So, anybody out there still watching Smash?
Actually, that question is a little bit unfair. After all, following the conclusion of the first season, NBC decided to hold onto Smash until midseason, to give other shows a chance to milk the primo lead-in that The Voice was offering. In those other respects, the gambit did pay off – Revolution is the breakout hit of the fall season, and NBC is in far better shape ratings-wise this year, if not creatively.
That leaves Smash to usher in midseason at the Peacock, where it will debut in a new Tuesday night slot, free of the protective maternal bosom of Christina Aguilera (or Cee-Lo Green, for that matter). Will Smash survive?
NBC sure wants to see it alive, whatever the cost. After a well-regarded premiere (which I wrote about here), the show quickly got mired in bad adultery subplots, garish scarves, a one-note ingenue with no character definition other than “magic butterflies fly out of her mouth when she sings” (and who we were supposed to believe would make a better Marilyn Monroe than Megan Hilty. Um, hello.), and Ellis. Dear god, Ellis.
Basically, the last time I wrote about the show, it looked like this. And despite my renewed(ish) hope for the show expressed there, that’s where I actually stopped watching. I heard a few things about what was going on – Bombshell, the utter wasting of Brian D’Arcy James, Uma Thurman, “I can’t…I’m in tech”, smoothies as critical plot point. Needless to say, it wasn’t motivating me to catch up.
The ratings, however, were a hair better than anything else NBC had at that point, so they went forward with a second season renewal…along with a complete creative revamp.
Soon after the renewal, it was announced that creator Theresa Rebeck would be moving into a more “hands-off” role with the show, several characters were being cut (including D’Arcy James’ Frank, Will Chase’s adulterous actor Michael, Raza Jaffrey’s Dev, and Jamie Cepero’s dreaded Ellis), and former Gossip Girl showrunner Josh Safran would be coming in to steer the boat. Oscar-winning Effie White herself Jennifer Hudson was booked in for a long guest arc, along with NBC favorite Sean Hayes and Broadway and NBC favorite Jesse L. Martin.

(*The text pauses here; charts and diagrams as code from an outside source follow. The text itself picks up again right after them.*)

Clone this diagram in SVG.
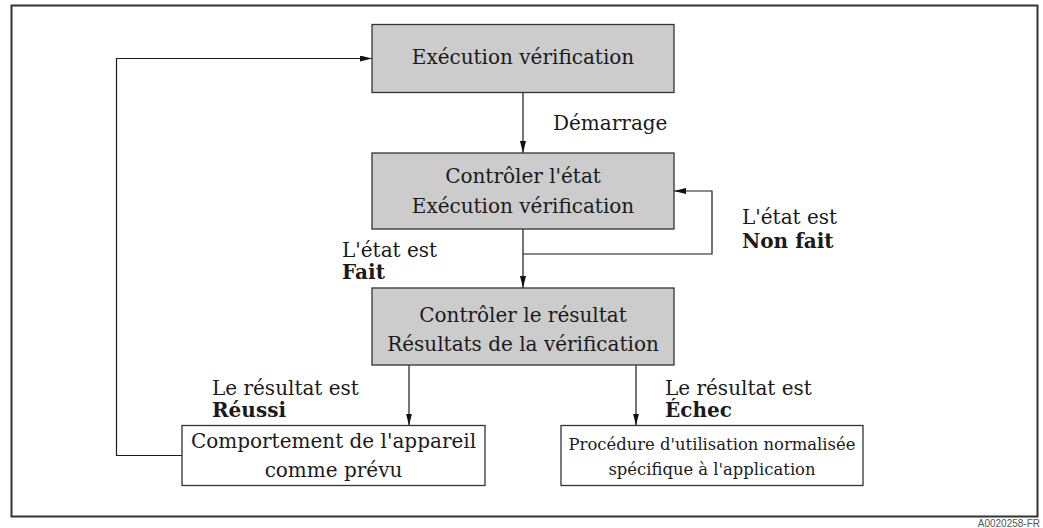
<svg xmlns="http://www.w3.org/2000/svg" width="1043" height="528" viewBox="0 0 1043 528">
<style>
  text { font-family: "DejaVu Serif", "Liberation Serif", serif; fill: #1a1a1a; }
  .t { font-size: 20px; text-anchor: middle; }
  .s { font-size: 16.4px; text-anchor: middle; }
  .l { font-size: 20px; }
  .b { font-weight: bold; }
  .grey { fill: #cccccc; stroke: #333333; stroke-width: 1.3; }
  .white { fill: #ffffff; stroke: #333333; stroke-width: 1.3; }
  .conn { fill: none; stroke: #1a1a1a; stroke-width: 1.2; }
</style>
<defs>
  <marker id="arr" viewBox="0 0 12 6" refX="12" refY="3" markerWidth="12" markerHeight="6" markerUnits="userSpaceOnUse" orient="auto">
    <path d="M0,0 L12,3 L0,6 Z" fill="#111111"/>
  </marker>
</defs>
<rect x="0" y="0" width="1043" height="528" fill="#ffffff"/>
<rect id="frame" x="11.5" y="5.5" width="1026" height="511" fill="none" stroke="#333333" stroke-width="2"/>
<text x="1040" y="527" font-size="10" text-anchor="end" style="fill:#555555;font-family:'Liberation Sans',sans-serif">A0020258-FR</text>

<g id="connectors">
  <path class="conn" d="M523,92.5 V153" marker-end="url(#arr)"/>
  <path class="conn" d="M523,229 V288" marker-end="url(#arr)"/>
  <path class="conn" d="M523,254 H712 V191 H674" marker-end="url(#arr)"/>
  <path class="conn" d="M409,365 V425.5" marker-end="url(#arr)"/>
  <path class="conn" d="M636,365 V425.5" marker-end="url(#arr)"/>
  <path class="conn" d="M182,455.5 H116.5 V58.5 H372" marker-end="url(#arr)"/>
</g>

<g id="node-execution">
  <rect class="grey" x="372" y="24.5" width="302" height="68"/>
  <text class="t" x="523" y="64">Exécution vérification</text>
</g>
<g id="node-etat">
  <rect class="grey" x="372" y="153" width="302" height="76"/>
  <text class="t" x="523" y="183">Contrôler l'état</text>
  <text class="t" x="523" y="213">Exécution vérification</text>
</g>
<g id="node-resultat">
  <rect class="grey" x="372" y="288" width="302" height="77"/>
  <text class="t" x="523" y="322">Contrôler le résultat</text>
  <text class="t" x="523" y="351">Résultats de la vérification</text>
</g>
<g id="node-comportement">
  <rect class="white" x="182" y="425.5" width="303" height="60"/>
  <text class="t" x="333.5" y="448">Comportement de l'appareil</text>
  <text class="t" x="333.5" y="477">comme prévu</text>
</g>
<g id="node-procedure">
  <rect class="white" x="561" y="425.5" width="302" height="60"/>
  <text class="s" x="712" y="450">Procédure d'utilisation normalisée</text>
  <text class="s" x="712" y="475">spécifique à l'application</text>
</g>

<g id="labels">
  <text class="l" x="553" y="130">Démarrage</text>
  <text class="l" x="342" y="257">L'état est</text>
  <text class="l b" x="342" y="279">Fait</text>
  <text class="l" x="742" y="224">L'état est</text>
  <text class="l b" x="742" y="248">Non fait</text>
  <text class="l" x="212" y="395">Le résultat est</text>
  <text class="l b" x="212" y="417">Réussi</text>
  <text class="l" x="665" y="395">Le résultat est</text>
  <text class="l b" x="665" y="417">Échec</text>
</g>
</svg>
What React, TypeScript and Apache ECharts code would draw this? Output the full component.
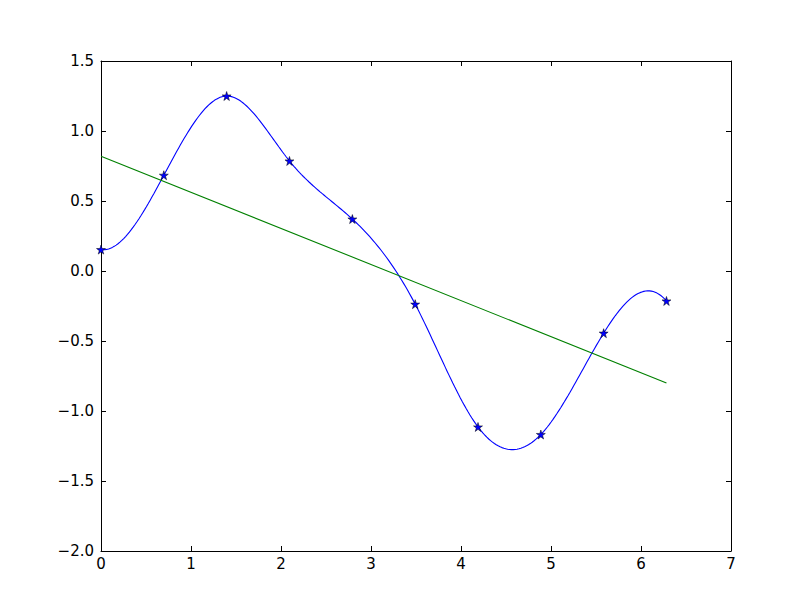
import React, { useEffect, useRef } from "react";
import * as echarts from "echarts";

// Sample points (stars)
const pointX = [0, 0.698, 1.396, 2.094, 2.793, 3.491, 4.189, 4.887, 5.585, 6.283];
const pointY = [0.153, 0.684, 1.25, 0.786, 0.371, -0.237, -1.114, -1.168, -0.444, -0.214];

// Linear fit line endpoints
const fitX = [0, 6.283];
const fitY = [0.82, -0.8];

// Axis ranges / ticks
const xTicks = [0, 1, 2, 3, 4, 5, 6, 7];
const yTicks = [-2.0, -1.5, -1.0, -0.5, 0.0, 0.5, 1.0, 1.5];

// Not-a-knot cubic spline through the sample points (as the original plot's interpolation)
function spline(xs: number[], ys: number[], count: number): number[][] {
  const n = xs.length;
  const h: number[] = [];
  for (let i = 0; i < n - 1; i++) h.push(xs[i + 1] - xs[i]);
  const A: number[][] = [];
  const b: number[] = [];
  for (let i = 0; i < n; i++) {
    A.push(new Array(n).fill(0));
    b.push(0);
  }
  A[0][0] = -h[1];
  A[0][1] = h[1] + h[0];
  A[0][2] = -h[0];
  for (let i = 1; i < n - 1; i++) {
    A[i][i - 1] = h[i - 1];
    A[i][i] = 2 * (h[i - 1] + h[i]);
    A[i][i + 1] = h[i];
    b[i] = 6 * ((ys[i + 1] - ys[i]) / h[i] - (ys[i] - ys[i - 1]) / h[i - 1]);
  }
  const m = n - 1;
  A[m][m - 2] = -h[m - 1];
  A[m][m - 1] = h[m - 1] + h[m - 2];
  A[m][m] = -h[m - 2];
  for (let c = 0; c < n; c++) {
    let p = c;
    for (let r = c + 1; r < n; r++) if (Math.abs(A[r][c]) > Math.abs(A[p][c])) p = r;
    [A[c], A[p]] = [A[p], A[c]];
    [b[c], b[p]] = [b[p], b[c]];
    for (let r = c + 1; r < n; r++) {
      const f = A[r][c] / A[c][c];
      for (let k = c; k < n; k++) A[r][k] -= f * A[c][k];
      b[r] -= f * b[c];
    }
  }
  const M = new Array(n).fill(0);
  for (let r = n - 1; r >= 0; r--) {
    let s = b[r];
    for (let k = r + 1; k < n; k++) s -= A[r][k] * M[k];
    M[r] = s / A[r][r];
  }
  const out: number[][] = [];
  const x0 = xs[0];
  const x1 = xs[n - 1];
  for (let j = 0; j < count; j++) {
    const x = x0 + ((x1 - x0) * j) / (count - 1);
    let i = 0;
    while (i < n - 2 && x > xs[i + 1]) i++;
    const hi = h[i];
    const a = xs[i + 1] - x;
    const d = x - xs[i];
    const y =
      (M[i] * a * a * a) / (6 * hi) +
      (M[i + 1] * d * d * d) / (6 * hi) +
      (ys[i] / hi - (M[i] * hi) / 6) * a +
      (ys[i + 1] / hi - (M[i + 1] * hi) / 6) * d;
    out.push([x, y]);
  }
  return out;
}

const STAR =
  "path://M0,-1 L0.2245,-0.309 L0.951,-0.309 L0.363,0.118 L0.588,0.809 L0,0.382 L-0.588,0.809 L-0.363,0.118 L-0.951,-0.309 L-0.2245,-0.309 Z";

const minus = (s: string) => s.replace("-", "\u2212");

function makeAxis(kind: "x" | "y", position: string, labels: boolean) {
  const ticks = kind === "x" ? xTicks : yTicks;
  return {
    type: "value",
    min: ticks[0],
    max: ticks[ticks.length - 1],
    interval: kind === "x" ? 1 : 0.5,
    position,
    axisLine: { show: true, onZero: false, lineStyle: { color: "#000", width: 1 } },
    axisTick: { show: true, inside: true, length: 5, lineStyle: { color: "#000", width: 1 } },
    splitLine: { show: false },
    axisLabel: {
      show: labels,
      fontFamily: "'DejaVu Sans', sans-serif",
      fontSize: 15,
      color: "#000",
      margin: kind === "x" ? 5 : 7,
      formatter: (v: number) => (kind === "x" ? minus(String(v)) : minus(v.toFixed(1))),
    },
  };
}

export default function App() {
  const ref = useRef<HTMLDivElement>(null);
  useEffect(() => {
    document.body.style.margin = "0";
    const chart = echarts.init(ref.current!, null, { renderer: "svg" });
    chart.setOption({
      animation: false,
      backgroundColor: "#fff",
      textStyle: { fontFamily: "'DejaVu Sans', sans-serif" },
      grid: { left: 101, right: 81, top: 61, bottom: 61, containLabel: false },
      xAxis: [makeAxis("x", "bottom", true), makeAxis("x", "top", false)],
      yAxis: [makeAxis("y", "left", true), makeAxis("y", "right", false)],
      series: [
        {
          type: "line",
          data: spline(pointX, pointY, 300),
          showSymbol: false,
          symbol: "none",
          lineStyle: { color: "#0000ff", width: 1.1 },
          z: 2,
        },
        {
          type: "line",
          data: fitX.map((x, i) => [x, fitY[i]]),
          showSymbol: false,
          symbol: "none",
          lineStyle: { color: "#008000", width: 1.1 },
          z: 3,
        },
        {
          type: "scatter",
          data: pointX.map((x, i) => [x, pointY[i]]),
          symbol: STAR,
          symbolSize: 9,
          itemStyle: { color: "#0000ff", borderColor: "#000", borderWidth: 0.5, opacity: 1 },
          z: 4,
        },
      ],
    });
    return () => chart.dispose();
  }, []);
  return (
    <div
      ref={ref}
      style={{ position: "absolute", left: 0, top: 0, width: 812, height: 612, background: "#fff" }}
    />
  );
}
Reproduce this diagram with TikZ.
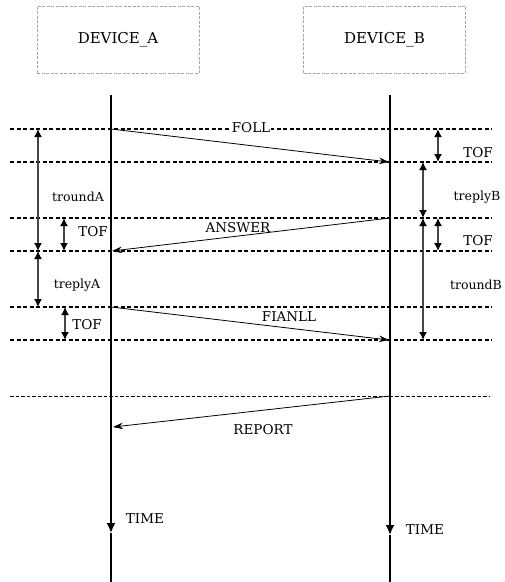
\documentclass[tikz,border=0pt]{standalone}
\usepackage{fontspec}
\setmainfont{DejaVu Serif}
\usetikzlibrary{arrows.meta}
\begin{document}
\begin{tikzpicture}[x=1pt,y=-1pt,
  devbox/.style={draw=gray!70, dash pattern=on 3pt off 1.5pt, line width=0.8pt, minimum width=162pt, minimum height=67pt, inner sep=0pt, font=\fontsize{15}{15}\selectfont},
  lifeline/.style={line width=1.7pt},
  sepline/.style={line width=1.4pt, dash pattern=on 4pt off 2.5pt},
  thinsep/.style={line width=0.6pt, dash pattern=on 3.5pt off 2pt},
  msg/.style={line width=0.8pt, -{Stealth[length=10pt,width=6.5pt]}},
  span/.style={line width=1.5pt, draw=gray!55!black, {Latex[length=8pt,width=8pt,color=black]}-{Latex[length=8pt,width=8pt,color=black]}},
  caplbl/.style={font=\fontsize{13.5}{13.5}\selectfont, inner sep=1pt},
  tlbl/.style={font=\fontsize{12.5}{12.5}\selectfont, inner sep=1pt}
]
\useasboundingbox (0,0) rectangle (505,582);

% device boxes
\node[devbox] (devA) at (118,39.5) {DEVICE\_A};
\node[devbox] (devB) at (384.5,39.5) {DEVICE\_B};

% separator lines
\foreach \n/\y in {1/129,2/162,3/218,4/251,5/307,6/340}{
  \coordinate (L\n) at (10,\y);
  \coordinate (R\n) at (492,\y);
  \draw[sepline] (L\n) -- (R\n);
}
\coordinate (L7) at (10,396);
\coordinate (R7) at (490,396);
\draw[thinsep] (L7) -- (R7);

% lifelines
\coordinate (Atop) at (111,95);
\coordinate (Aarr) at (111,533);
\coordinate (Abot) at (111,582);
\coordinate (Btop) at (390,95);
\coordinate (Barr) at (390,535);
\coordinate (Bbot) at (390,582);
\draw[lifeline,-{Latex[length=10pt,width=9pt]}] (Atop) -- (Aarr);
\draw[lifeline] (Aarr) -- (Abot);
\draw[lifeline,-{Latex[length=10pt,width=9pt]}] (Btop) -- (Barr);
\draw[lifeline] (Barr) -- (Bbot);

% message points
\coordinate (Ap1) at (111,129);
\coordinate (Bp1) at (389,162);
\coordinate (Bp2) at (390,218);
\coordinate (Ap2) at (112,251);
\coordinate (Ap3) at (111,307);
\coordinate (Bp3) at (389,340);
\coordinate (Bp4) at (390,396);
\coordinate (Ap4) at (113,427);

\draw[msg] (Ap1) -- (Bp1);
\draw[msg] (Bp2) -- (Ap2);
\draw[msg] (Ap3) -- (Bp3);
\draw[msg] (Bp4) -- (Ap4);

\node[caplbl, fill=white] (poll) at (251,128) {FOLL};
\node[caplbl] (answer) at (238,228) {ANSWER};
\node[caplbl] (final) at (289,317) {FIANLL};
\node[caplbl] (report) at (263,430) {REPORT};

% left span arrows
\coordinate (la1) at (38,129);  \coordinate (la2) at (38,251);
\coordinate (lb1) at (64,218);  \coordinate (lb2) at (64,251);
\coordinate (lc1) at (38,251);  \coordinate (lc2) at (38,307);
\coordinate (ld1) at (65,307);  \coordinate (ld2) at (65,340);
\draw[span] (la1) -- (la2);
\draw[span] (lb1) -- (lb2);
\draw[span] (lc1) -- (lc2);
\draw[span] (ld1) -- (ld2);
\node[tlbl] (troundA) at (78,197) {troundA};
\node[caplbl] (tofA1) at (93,232) {TOF};
\node[tlbl] (treplyA) at (77,285) {treplyA};
\node[caplbl] (tofA2) at (87,325) {TOF};

% right span arrows
\coordinate (ra1) at (438,129); \coordinate (ra2) at (438,162);
\coordinate (rb1) at (423,162); \coordinate (rb2) at (423,218);
\coordinate (rc1) at (438,218); \coordinate (rc2) at (438,251);
\coordinate (rd1) at (423,218); \coordinate (rd2) at (423,340);
\draw[span] (ra1) -- (ra2);
\draw[span] (rb1) -- (rb2);
\draw[span] (rc1) -- (rc2);
\draw[span] (rd1) -- (rd2);
\node[caplbl] (tofB1) at (478,153) {TOF};
\node[tlbl] (treplyB) at (477,197) {treplyB};
\node[caplbl] (tofB2) at (478,241) {TOF};
\node[tlbl] (troundB) at (476,285) {troundB};

% time labels
\node[caplbl] (timeA) at (145,519) {TIME};
\node[caplbl] (timeB) at (425,530) {TIME};
\end{tikzpicture}
\end{document}
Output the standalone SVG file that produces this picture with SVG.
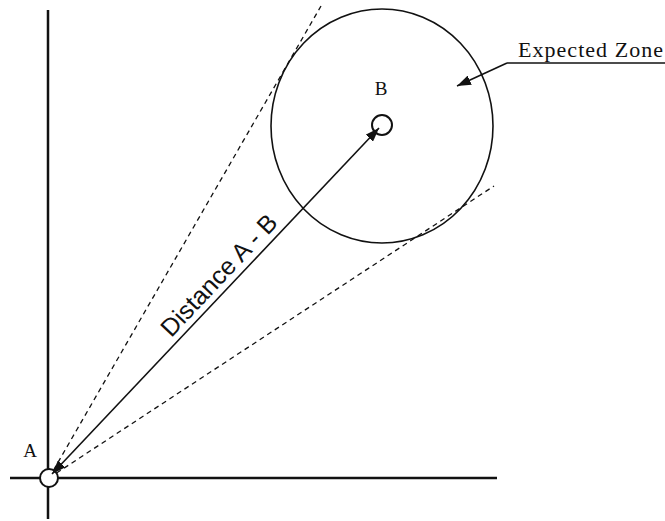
<svg xmlns="http://www.w3.org/2000/svg" width="665" height="521" viewBox="0 0 665 521">
<style>
.axis{stroke:#111;stroke-width:2.5;fill:none}
.line{stroke:#111;stroke-width:1.6;fill:none}
.dash{stroke:#111;stroke-width:1.3;fill:none;stroke-dasharray:5,4}
.pt{stroke:#111;stroke-width:2;fill:#fff}
.serif{font-family:"Liberation Serif","Times New Roman",serif;fill:#111}
.sans{font-family:"Liberation Sans",Arial,sans-serif;fill:#111}
</style>
<defs>
<marker id="ah" viewBox="0 0 14 10" refX="14" refY="5" markerWidth="14" markerHeight="10" markerUnits="userSpaceOnUse" orient="auto-start-reverse">
<path d="M0,0 L14,5 L0,10 Z" fill="#111"/>
</marker>
</defs>
<rect width="665" height="521" fill="#fff"/>
<g id="axes">
<line class="axis" x1="48" y1="10" x2="48" y2="519"/>
<line class="axis" x1="10" y1="478" x2="497" y2="478"/>
</g>
<g id="zone">
<ellipse class="line" cx="382" cy="126" rx="111" ry="117"/>
</g>
<g id="connectors">
<line class="dash" x1="49" y1="478" x2="321" y2="6"/>
<line class="dash" x1="49" y1="478" x2="494" y2="186"/>
</g>
<g id="nodeA">
<circle class="pt" cx="49" cy="478" r="9"/>
<text class="serif" x="30" y="457" font-size="19" text-anchor="middle">A</text>
</g>
<g id="nodeB">
<circle class="pt" cx="382" cy="125" r="10"/>
<text class="serif" x="381" y="95" font-size="19" text-anchor="middle">B</text>
</g>
<g id="distance">
<line class="line" x1="52" y1="474" x2="379" y2="128" marker-start="url(#ah)" marker-end="url(#ah)"/>
<text class="sans" x="225" y="281" font-size="25" text-anchor="middle" transform="rotate(-46.7 225 281)">Distance A - B</text>
</g>
<g id="label">
<text class="serif" x="518" y="57" font-size="22" textLength="145" lengthAdjust="spacing">Expected Zone</text>
<line class="line" x1="507" y1="63" x2="665" y2="63"/>
<line class="line" x1="507" y1="63" x2="457" y2="86" marker-end="url(#ah)"/>
</g>
</svg>
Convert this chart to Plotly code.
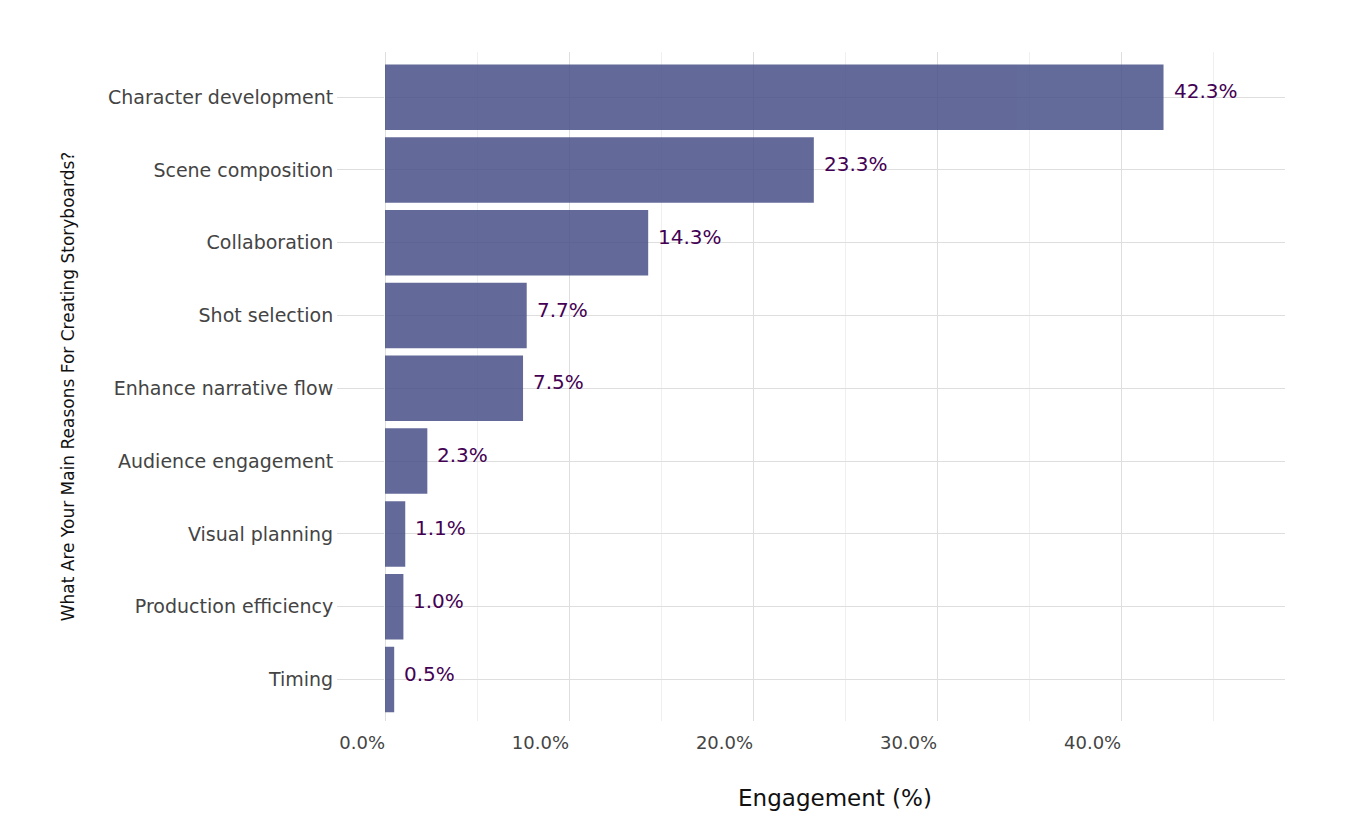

Stage actors Andy Mientz, Krista Rodriguez, and Newsies star Jeremy Jordan were hired on as new series regulars. Safran vowed an end to the scarves.
So, with all of its own backstage drama behind it, Smash is ready to return February 5. And I’ll be right here, Theatre Scene-zians, looking at each episode, leading discussion, recapping major events, and hoping for the best. We’ll see if it’s capable of one day achieving this.
The show, as they say, must go on.
The season two premiere of Smash airs Tuesday, February 5, on NBC at 10pm.